--- Start ---

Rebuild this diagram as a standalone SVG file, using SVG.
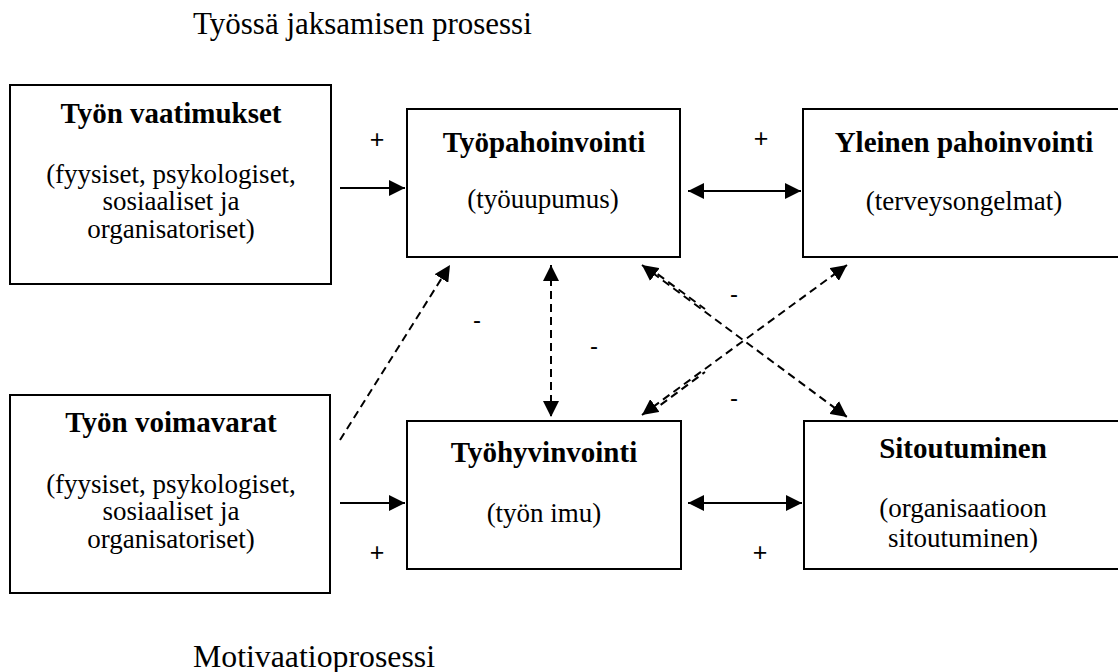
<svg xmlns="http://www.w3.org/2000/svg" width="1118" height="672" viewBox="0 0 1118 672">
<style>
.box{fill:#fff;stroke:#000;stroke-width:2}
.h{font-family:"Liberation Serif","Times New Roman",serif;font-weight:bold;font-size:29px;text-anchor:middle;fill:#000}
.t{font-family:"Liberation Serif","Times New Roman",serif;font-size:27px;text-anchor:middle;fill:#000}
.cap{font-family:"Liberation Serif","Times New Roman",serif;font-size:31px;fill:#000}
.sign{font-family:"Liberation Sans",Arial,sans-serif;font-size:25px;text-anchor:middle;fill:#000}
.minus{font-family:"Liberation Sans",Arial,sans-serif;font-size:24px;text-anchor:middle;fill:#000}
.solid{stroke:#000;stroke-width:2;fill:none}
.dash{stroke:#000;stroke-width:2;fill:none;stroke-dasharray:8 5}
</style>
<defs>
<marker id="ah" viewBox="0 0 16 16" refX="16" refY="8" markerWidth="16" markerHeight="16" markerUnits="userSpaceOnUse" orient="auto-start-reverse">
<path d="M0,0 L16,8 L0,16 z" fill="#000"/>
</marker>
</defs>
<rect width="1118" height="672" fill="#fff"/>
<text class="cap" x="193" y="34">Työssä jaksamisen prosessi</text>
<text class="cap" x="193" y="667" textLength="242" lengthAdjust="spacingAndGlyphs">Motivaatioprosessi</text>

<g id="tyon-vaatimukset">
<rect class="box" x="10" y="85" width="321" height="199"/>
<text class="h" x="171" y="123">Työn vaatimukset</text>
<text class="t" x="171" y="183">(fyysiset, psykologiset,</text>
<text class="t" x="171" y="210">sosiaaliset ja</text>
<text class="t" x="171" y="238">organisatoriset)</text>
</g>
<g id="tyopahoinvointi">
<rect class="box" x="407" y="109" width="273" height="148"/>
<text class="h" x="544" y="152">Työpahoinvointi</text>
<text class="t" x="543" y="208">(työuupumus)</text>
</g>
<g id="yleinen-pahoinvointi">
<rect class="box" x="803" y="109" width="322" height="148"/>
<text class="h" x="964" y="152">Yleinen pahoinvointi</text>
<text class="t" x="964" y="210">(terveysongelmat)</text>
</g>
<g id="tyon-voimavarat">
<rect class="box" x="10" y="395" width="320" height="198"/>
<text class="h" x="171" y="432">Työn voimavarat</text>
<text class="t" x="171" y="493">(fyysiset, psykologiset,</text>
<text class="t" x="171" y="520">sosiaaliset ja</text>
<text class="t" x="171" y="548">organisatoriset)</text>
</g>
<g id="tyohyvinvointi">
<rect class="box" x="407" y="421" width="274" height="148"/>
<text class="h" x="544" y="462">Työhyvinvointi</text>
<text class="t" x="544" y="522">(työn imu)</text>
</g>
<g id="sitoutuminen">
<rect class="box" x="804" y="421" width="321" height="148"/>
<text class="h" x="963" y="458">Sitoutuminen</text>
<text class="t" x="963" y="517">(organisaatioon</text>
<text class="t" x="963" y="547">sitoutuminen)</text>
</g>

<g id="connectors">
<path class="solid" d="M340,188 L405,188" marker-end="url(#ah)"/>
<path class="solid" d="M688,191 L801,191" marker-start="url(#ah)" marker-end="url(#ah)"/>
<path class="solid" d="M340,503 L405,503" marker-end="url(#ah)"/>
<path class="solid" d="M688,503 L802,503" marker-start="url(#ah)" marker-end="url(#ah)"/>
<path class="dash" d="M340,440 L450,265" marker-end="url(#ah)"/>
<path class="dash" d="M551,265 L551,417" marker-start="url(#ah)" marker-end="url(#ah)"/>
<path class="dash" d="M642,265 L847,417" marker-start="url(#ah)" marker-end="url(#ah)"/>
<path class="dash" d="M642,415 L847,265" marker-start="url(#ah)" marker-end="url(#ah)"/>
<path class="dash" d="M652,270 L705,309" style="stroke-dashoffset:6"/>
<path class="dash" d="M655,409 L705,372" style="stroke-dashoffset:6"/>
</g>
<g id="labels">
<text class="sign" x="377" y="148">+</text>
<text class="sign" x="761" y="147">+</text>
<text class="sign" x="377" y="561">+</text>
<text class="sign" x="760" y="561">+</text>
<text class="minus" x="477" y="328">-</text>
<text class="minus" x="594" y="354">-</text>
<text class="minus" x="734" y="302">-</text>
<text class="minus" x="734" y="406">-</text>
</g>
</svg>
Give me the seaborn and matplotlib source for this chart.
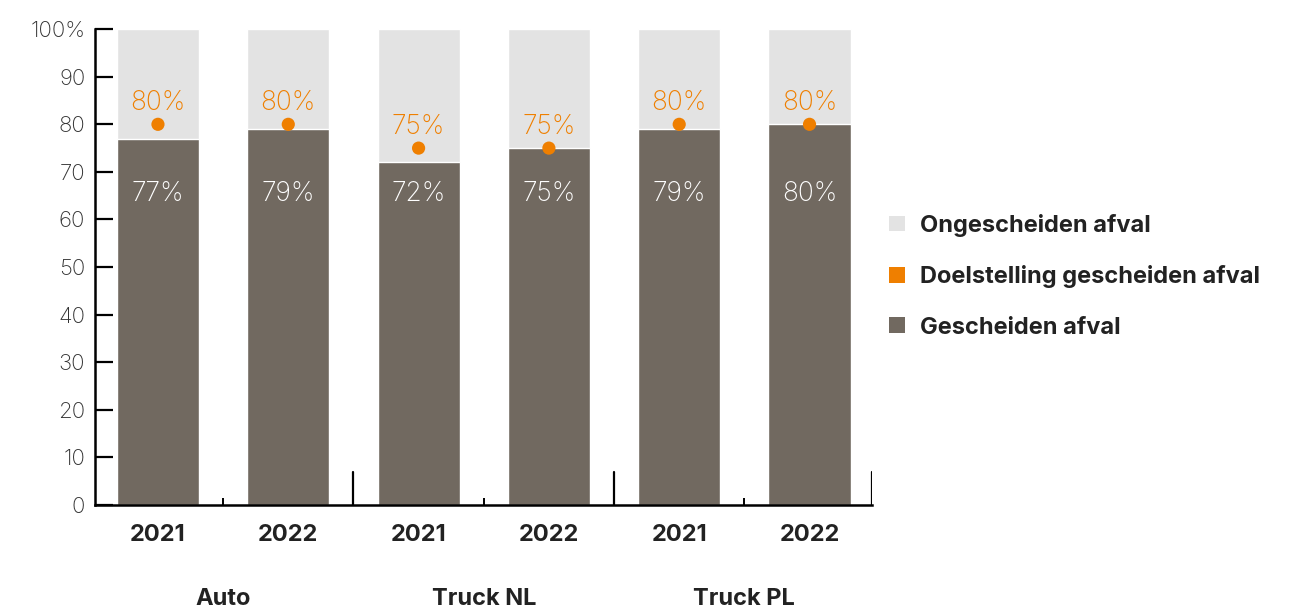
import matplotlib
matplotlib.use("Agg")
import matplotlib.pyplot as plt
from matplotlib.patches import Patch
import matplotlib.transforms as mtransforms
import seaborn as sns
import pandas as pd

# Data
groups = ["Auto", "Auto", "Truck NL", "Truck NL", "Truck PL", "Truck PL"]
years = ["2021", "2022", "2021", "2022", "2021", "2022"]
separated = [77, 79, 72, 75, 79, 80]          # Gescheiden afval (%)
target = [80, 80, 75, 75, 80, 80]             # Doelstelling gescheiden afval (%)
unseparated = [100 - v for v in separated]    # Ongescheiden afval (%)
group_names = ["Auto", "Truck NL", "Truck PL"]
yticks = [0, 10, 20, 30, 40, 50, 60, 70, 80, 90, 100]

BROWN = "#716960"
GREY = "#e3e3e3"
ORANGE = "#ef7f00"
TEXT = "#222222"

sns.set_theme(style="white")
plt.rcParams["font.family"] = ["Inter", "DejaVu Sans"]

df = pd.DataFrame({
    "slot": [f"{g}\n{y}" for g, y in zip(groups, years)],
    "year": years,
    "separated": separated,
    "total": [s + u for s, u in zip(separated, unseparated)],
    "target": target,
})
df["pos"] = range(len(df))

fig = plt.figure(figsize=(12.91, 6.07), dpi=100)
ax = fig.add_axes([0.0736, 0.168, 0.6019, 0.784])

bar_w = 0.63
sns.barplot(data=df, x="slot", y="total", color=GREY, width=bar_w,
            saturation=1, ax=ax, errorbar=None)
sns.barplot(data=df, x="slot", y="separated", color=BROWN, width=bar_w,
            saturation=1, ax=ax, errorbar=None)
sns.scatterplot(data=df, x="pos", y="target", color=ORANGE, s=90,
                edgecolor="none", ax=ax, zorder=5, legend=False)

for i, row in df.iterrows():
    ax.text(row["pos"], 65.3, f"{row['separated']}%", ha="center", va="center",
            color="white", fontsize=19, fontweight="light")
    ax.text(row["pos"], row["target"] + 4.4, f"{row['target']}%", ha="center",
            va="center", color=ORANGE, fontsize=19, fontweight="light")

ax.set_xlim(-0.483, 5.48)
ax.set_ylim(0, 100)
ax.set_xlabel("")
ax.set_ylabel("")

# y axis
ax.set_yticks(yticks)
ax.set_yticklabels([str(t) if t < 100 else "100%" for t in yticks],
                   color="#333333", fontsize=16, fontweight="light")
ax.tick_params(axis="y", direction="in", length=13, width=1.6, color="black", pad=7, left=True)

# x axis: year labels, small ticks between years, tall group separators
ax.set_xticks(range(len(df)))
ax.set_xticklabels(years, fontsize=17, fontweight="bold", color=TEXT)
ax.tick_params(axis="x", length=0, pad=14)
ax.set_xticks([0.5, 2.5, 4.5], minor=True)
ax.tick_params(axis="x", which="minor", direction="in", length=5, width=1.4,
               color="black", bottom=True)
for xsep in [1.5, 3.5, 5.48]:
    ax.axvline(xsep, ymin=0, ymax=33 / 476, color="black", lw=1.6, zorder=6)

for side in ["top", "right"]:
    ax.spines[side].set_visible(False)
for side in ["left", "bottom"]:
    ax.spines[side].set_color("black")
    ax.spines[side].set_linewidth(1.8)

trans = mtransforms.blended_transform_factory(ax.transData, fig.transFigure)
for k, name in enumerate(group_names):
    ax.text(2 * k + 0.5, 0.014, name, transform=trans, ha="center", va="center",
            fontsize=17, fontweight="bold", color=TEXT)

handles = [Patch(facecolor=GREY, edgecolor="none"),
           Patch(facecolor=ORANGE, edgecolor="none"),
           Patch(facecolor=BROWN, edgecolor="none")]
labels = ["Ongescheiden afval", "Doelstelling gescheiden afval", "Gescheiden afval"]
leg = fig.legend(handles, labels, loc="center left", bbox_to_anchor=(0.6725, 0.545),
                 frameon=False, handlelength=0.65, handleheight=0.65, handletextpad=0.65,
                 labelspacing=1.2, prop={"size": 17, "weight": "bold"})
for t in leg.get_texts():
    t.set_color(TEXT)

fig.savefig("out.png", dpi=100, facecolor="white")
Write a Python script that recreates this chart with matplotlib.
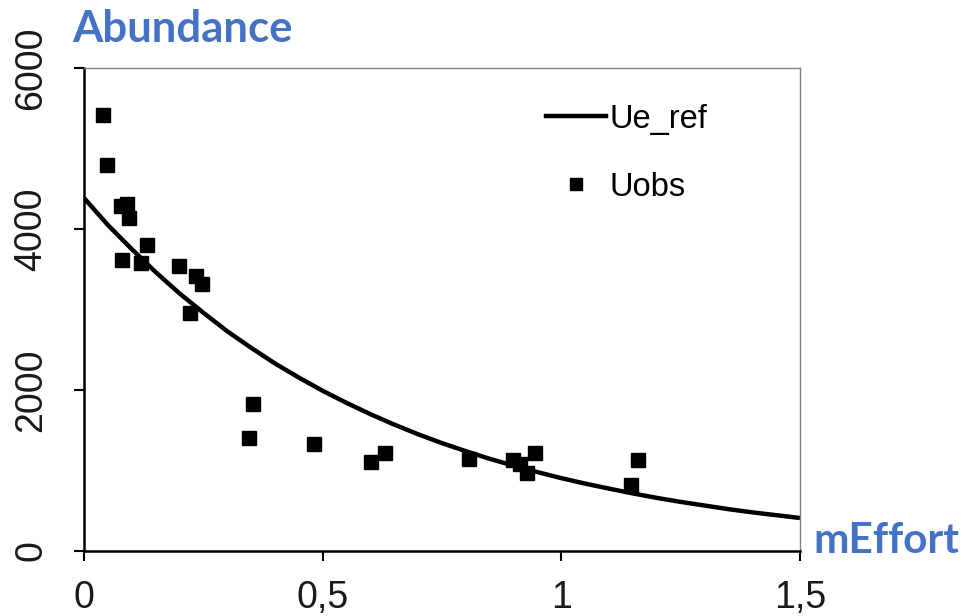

--- End ---

§ **REQUIRED TASK**
Start at the line containing "Give me the" and stop at the line containing "import pandas as pd"; transcribe those lines exactly, skipping pictures.

§ **OUTPUT**
Give me the seaborn and matplotlib source for this chart.
import matplotlib
matplotlib.use("Agg")
import matplotlib.pyplot as plt
from matplotlib.patches import Patch
import matplotlib.transforms as mtransforms
import seaborn as sns
import pandas as pd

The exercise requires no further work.